The legacy of the Normans is the font (with an unusual pattern of angles and circles) a half-pillar with a capital near the chancel, and perhaps the round pillars of the nave. Two oval pillars at the west end are of the 14th century, their capitals having extraordinary figures which seem to be grimacing at each other. As old as these pillars is the embattled tower with a stair turret and a low spire, the chancel with three stone seats and a piscina niche, a small priest's doorway, an outside recess with a curious little window in the wall, and the capitals of the arcades.
Worked into the modern reredos is the tracery of screenwork perhaps 600 years old. The clerestory and the oak roof of the nave, with carved spandrels, is largely of 1506. The oak pulpit is of the 18th century; though altered since its day, it was the gift of one of the Woolleys of Sapperton a mile or so away to the west, where the gabled 16th or 17th century manor house still stands with its fine farm buildings at the foot of a shady lane.
William Woolley's manuscript history of Derbyshire, over 250 years old, is in the British Museum. It is believed that he wrote it in the village.
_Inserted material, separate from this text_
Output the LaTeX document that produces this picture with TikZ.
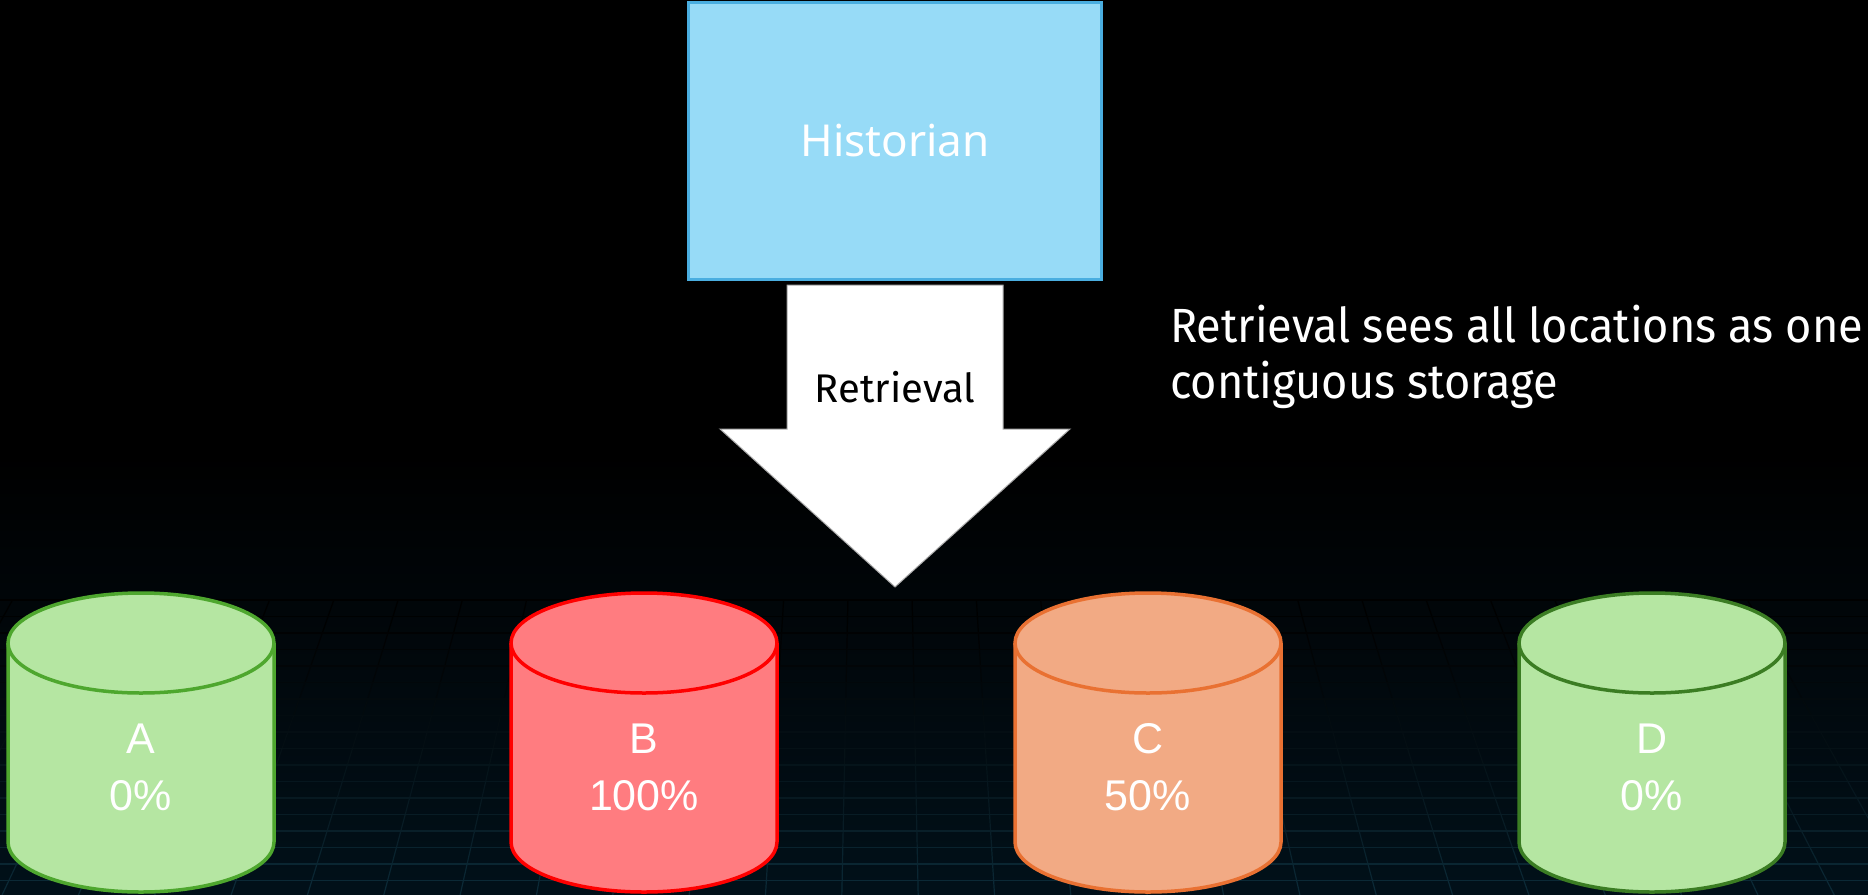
\documentclass[tikz,border=0pt]{standalone}
\usepackage{fontspec}
\newfontfamily\histfont{Noto Sans}
\newfontfamily\aptfont{Fira Sans}
\newfontfamily\notefont[FakeStretch=0.94]{Fira Sans}
\newfontfamily\cylfont{Liberation Sans}
\usetikzlibrary{calc}
\definecolor{bgnavy}{RGB}{2,22,34}
\definecolor{gridc}{RGB}{12,44,58}
\definecolor{histfill}{RGB}{151,219,247}
\definecolor{histdraw}{RGB}{74,174,224}
\definecolor{greenfill}{RGB}{181,230,162}
\definecolor{greenA}{RGB}{78,167,46}
\definecolor{greenD}{RGB}{59,125,35}
\definecolor{redfill}{RGB}{255,124,128}
\definecolor{reddraw}{RGB}{255,0,0}
\definecolor{orangefill}{RGB}{242,170,132}
\definecolor{orangedraw}{RGB}{233,113,50}
\newcommand\dbcyl[6]{%
  \path[fill=#3,draw=#4,cylline] ({#2-133},-643) -- ({#2-133},-842)
    arc[start angle=180,end angle=360,x radius=133,y radius=50]
    -- ({#2+133},-643)
    arc[start angle=0,end angle=180,x radius=133,y radius=50] -- cycle;
  \draw[draw=#4,cylline] ({#2+133},-643)
    arc[start angle=0,end angle=-180,x radius=133,y radius=50];
  \node[cyltext] (#1) at (#2,-767) {#5\\#6};
}
\begin{document}
\begin{tikzpicture}[x=1pt,y=1pt,
  gridline/.style={line width=1.2pt},
  cylline/.style={line width=3.5pt,line join=round},
  cyltext/.style={font=\cylfont\fontsize{43}{57}\selectfont,text=white,align=center,inner sep=0pt},
  histbox/.style={draw=histdraw,fill=histfill,line width=3pt,minimum width=413pt,minimum height=277pt,
    inner sep=0pt,text=white,font=\histfont\fontsize{44}{53}\selectfont},
  blockarrow/.style={fill=white,draw=gray!70,line width=1pt},
  arrowlabel/.style={font=\aptfont\fontsize{40}{48}\selectfont,text=black,inner sep=0pt},
  note/.style={font=\notefont\fontsize{48}{56}\selectfont,text=white,inner sep=0pt}]
\useasboundingbox (0,0) rectangle (1868,-894);
% background
\fill[black] (0,0) rectangle (1868,-460);
\shade[top color=black,bottom color=bgnavy] (0,-453) rectangle (1868,-1041);
\foreach \i in {0,...,17} {
  \pgfmathsetmacro\ya{600+16.5*\i}
  \pgfmathsetmacro\yb{\ya+16.5}
  \pgfmathsetmacro\f{100*((\ya-600)/294)^1.4}
  \colorlet{gc}{gridc!\f!black}
  \draw[gridline,gc] (0,-\ya) -- (1868,-\ya);
  \foreach \k in {-14,...,13} {
    \draw[gridline,gc] ({880+(\k+0.5)*76.3*(1-0.19*(894-\ya)/354)},-\ya)
      -- ({880+(\k+0.5)*76.3*(1-0.19*(894-\yb)/354)},-\yb);
  }
}
% historian
\node[histbox] (hist) at (895,-141) {Historian};
% block arrow
\coordinate (atop) at (895,-285);
\coordinate (atip) at (895,-587);
\path[blockarrow] ($(atop)+(-108,0)$) -- ($(atop)+(108,0)$) -- ($(atop)+(108,-144)$)
  -- ($(atop)+(175,-144)$) -- (atip) -- ($(atop)+(-175,-144)$) -- ($(atop)+(-108,-144)$) -- cycle;
\node[arrowlabel,anchor=base] (rlabel) at (895,-402) {Retrieval};
% note
\node[note,anchor=base west] (note1) at (1170,-342) {Retrieval sees all locations as one};
\node[note,anchor=base west] (note2) at (1170,-398) {contiguous storage};
% storage cylinders
\dbcyl{cA}{141}{greenfill}{greenA}{A}{0\%}
\dbcyl{cB}{644}{redfill}{reddraw}{B}{100\%}
\dbcyl{cC}{1148}{orangefill}{orangedraw}{C}{50\%}
\dbcyl{cD}{1652}{greenfill}{greenD}{D}{0\%}
\end{tikzpicture}
\end{document}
In a 17th century chest with three locks is the old village bassoon, the most curious possession of the church. An interesting possession is the winged figure of St George and the Dragon on a bracket in the chancel, carved in Oberammergau in the early years of this century. A stone in the floor at the west end of the church marks the spot where Francis Fearn used to stand to wind up the old clock in the tower. For 32 years he was the parish clerk, and when at last he knew he was winding himself down, he chose to be buried near this spot.